Fiscal Cliff – Republicans Forced to Face Their Own Impotence

Architect of the Capitol


So Congress caved.  Last night, prior to their approval CNN, BBC and Sky News all showed the same footage, of House Republicans bitching about how totally unacceptable the Senate bill was – including some who hadn’t read it yet. All the reporters seemed to believe they would send it back to the Senate with amendments.

But House Minority Leader Nancy Pelosi shot that idea down when she and a group of Democrats took questions from reporters. She was impressive. She has such a polite demeanor, but she’s a woman of steel. When a reporter asked her what she thought the Republicans would do she shot back very smartly saying she didn’t know yet, and wasn’t going to comment on the only source of information they had – namely reporters.

She added, though, that the only acceptable response from House Republicans was a straight up and down yes or no. She made no attempt to hide her anger at the poker playing they have been indulging in and her low opinion of it and expressed no patience for their whining about having to work so late into the night over New Year.

She laid the blame solely at their door in no uncertain terms. She was tired, everybody was tired. America was tired. And the House Republican blustering continued. The majority leader Representative Eric Cantor of Virginia said he would never support the bill. There was much gnashing of teeth over it and scorn for it. But they caved in the end. Of course they did. 

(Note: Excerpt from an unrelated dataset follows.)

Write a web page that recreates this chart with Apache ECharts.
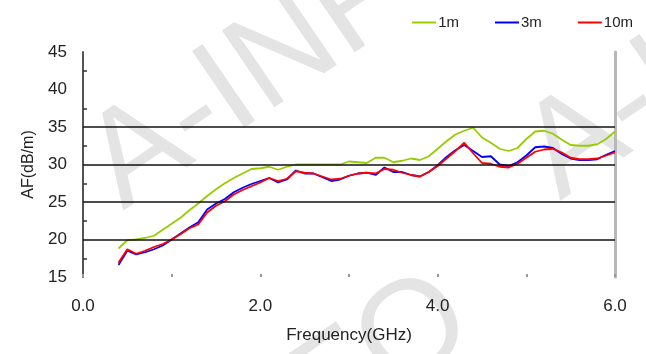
<!DOCTYPE html>
<html>
<head>
<meta charset="utf-8">
<script src="https://cdn.jsdelivr.net/npm/echarts@6/dist/echarts.min.js"></script>
<style>html,body{margin:0;padding:0;background:#fff;}#c{width:646px;height:354px;}</style>
</head>
<body>
<div id="c"></div>
<script>
var freq = [0.4,0.5,0.6,0.7,0.8,0.9,1.0,1.1,1.2,1.3,1.4,1.5,1.6,1.7,1.8,1.9,2.0,2.1,2.2,2.3,2.4,2.5,2.6,2.7,2.8,2.9,3.0,3.1,3.2,3.3,3.4,3.5,3.6,3.7,3.8,3.9,4.0,4.1,4.2,4.3,4.4,4.5,4.6,4.7,4.8,4.9,5.0,5.1,5.2,5.3,5.4,5.5,5.6,5.7,5.8,5.9,6.0];
var af1m = [18.8,19.9,20.0,20.2,20.5,21.3,22.1,22.9,23.9,24.8,25.8,26.7,27.5,28.2,28.8,29.4,29.5,29.7,29.3,29.7,30.0,30.0,30.0,30.0,30.0,30.0,30.4,30.3,30.2,30.9,30.9,30.3,30.5,30.8,30.6,31.1,32.1,33.1,34.0,34.5,34.9,33.6,32.9,32.1,31.8,32.2,33.4,34.4,34.5,34.1,33.3,32.6,32.5,32.5,32.7,33.4,34.4];
var af3m = [16.6,18.5,18.0,18.3,18.7,19.2,20.0,20.8,21.6,22.3,24.0,24.8,25.4,26.3,26.9,27.4,27.8,28.2,27.6,28.0,29.2,28.8,28.8,28.3,27.8,28.0,28.5,28.8,28.9,28.6,29.6,29.0,29.0,28.6,28.4,29.0,29.9,31.0,31.9,32.6,31.8,31.0,31.1,30.0,29.8,30.3,31.2,32.3,32.4,32.2,31.4,30.8,30.6,30.6,30.7,31.3,31.8];
var af10m = [16.9,18.7,18.1,18.5,19.0,19.4,20.0,20.7,21.5,22.0,23.6,24.5,25.1,26.0,26.6,27.1,27.6,28.2,27.8,28.1,29.1,28.9,28.8,28.4,28.0,28.1,28.5,28.8,28.9,28.8,29.4,29.3,28.9,28.6,28.4,29.0,29.8,30.8,31.8,32.9,31.5,30.2,30.1,29.7,29.6,30.1,30.9,31.7,32.0,32.1,31.6,30.9,30.7,30.7,30.8,31.2,31.6];
var seriesNames = ['1m','3m','10m'];
var gridValues = [20,25,30,35];
var watermark = 'A-INFO';

function pairs(v){ return freq.map(function(f,i){ return [f, v[i]]; }); }
var font = 'Liberation Sans, Arial, sans-serif';
var wmFont = '135px Liberation Sans, Arial, sans-serif';
function wm(x, y){
  return {type:'text', silent:true, z:-10, x:x, y:y, rotation:0.6,
    style:{text:watermark, fill:'#e4e4e4', font:wmFont, textAlign:'left', textVerticalAlign:'bottom'}};
}
var chart = echarts.init(document.getElementById('c'), null, {renderer:'canvas'});
chart.setOption({
  animation:false,
  backgroundColor:'#fff',
  color:['#99cc00','#0000ff','#ff0000'],
  graphic:[wm(140,236), wm(577,226), wm(119,619)],
  legend:{
    right:8, top:10, itemWidth:24, itemHeight:2, itemGap:36, icon:'rect',
    textStyle:{fontFamily:font, fontSize:15, color:'#222', padding:[0,0,0,-3]},
    data:seriesNames
  },
  grid:{left:83, right:31, top:52, bottom:77, containLabel:false},
  xAxis:{
    type:'value', min:0, max:6, interval:1,
    name:'Frequency(GHz)', nameLocation:'middle', nameGap:50,
    nameTextStyle:{fontFamily:font, fontSize:17, color:'#222'},
    axisLine:{show:false},
    axisTick:{show:true, inside:true, length:3, lineStyle:{color:'#999', width:2}},
    axisLabel:{fontFamily:font, fontSize:17, color:'#222', margin:21,
      formatter:function(v){ return (Math.round(v)%2===0) ? v.toFixed(1) : ''; }},
    splitLine:{show:false}
  },
  yAxis:[{
    type:'value', min:15, max:45, interval:5,
    name:'AF(dB/m)', nameLocation:'middle', nameGap:46,
    nameTextStyle:{fontFamily:font, fontSize:16, color:'#222'},
    axisLine:{show:true, lineStyle:{color:'#555', width:2}},
    axisTick:{show:false},
    minorTick:{show:true, splitNumber:2, length:-4, lineStyle:{color:'#333', width:1.5}},
    axisLabel:{fontFamily:font, fontSize:17, color:'#222', margin:16},
    splitLine:{show:false}
  },{
    type:'value', min:15, max:45, interval:5, position:'right',
    axisLine:{show:true, lineStyle:{color:'#b8b8b8', width:3}},
    axisTick:{show:false}, axisLabel:{show:false}, splitLine:{show:false}
  }],
  series:[
    {name:'1m', type:'line', data:pairs(af1m), symbol:'none', lineStyle:{width:1.8},
     markLine:{silent:true, symbol:'none', label:{show:false},
       lineStyle:{color:'#111', width:1.6, type:'solid'},
       data:gridValues.map(function(g){ return {yAxis:g}; })}},
    {name:'3m', type:'line', data:pairs(af3m), symbol:'none', lineStyle:{width:1.8}},
    {name:'10m', type:'line', data:pairs(af10m), symbol:'none', lineStyle:{width:1.8}}
  ]
});
</script>
</body>
</html>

And they got a worse deal than they would have if they had accepted President Obama’s last proposal. 85 Republicans and 172 Democrats voted yes. 151 Republicans and 16 Democrats voted no.  Mr. Cantor voted no. Paul Ryan voted in favor. Whether that’s because he saw sense or because he’s fundamentally a shift-in-the-wind kind guy, I don’t know. I don’t trust him. But that’s by the bye. At least he voted for sanity.

Hardliner House Republicans have walked away with the prize of being the worst gamblers in politics. They insisted on playing poker and they’re lousy at it. They lost their gamble, beating their chests until the last moment then having to give in and look like the fools that they are.  Will this teach them that their job isn’t to gamble? I doubt it.

If they want to leaern the lesson they'll benefit. If not, they'll carry on turning people off.  I think this is a grand victory, not because of the deal itself, but because hardliner House Republicans have been forced to learn that they can’t do what they want and ignore the consequences, and that they’re not as powerful as they thought they were.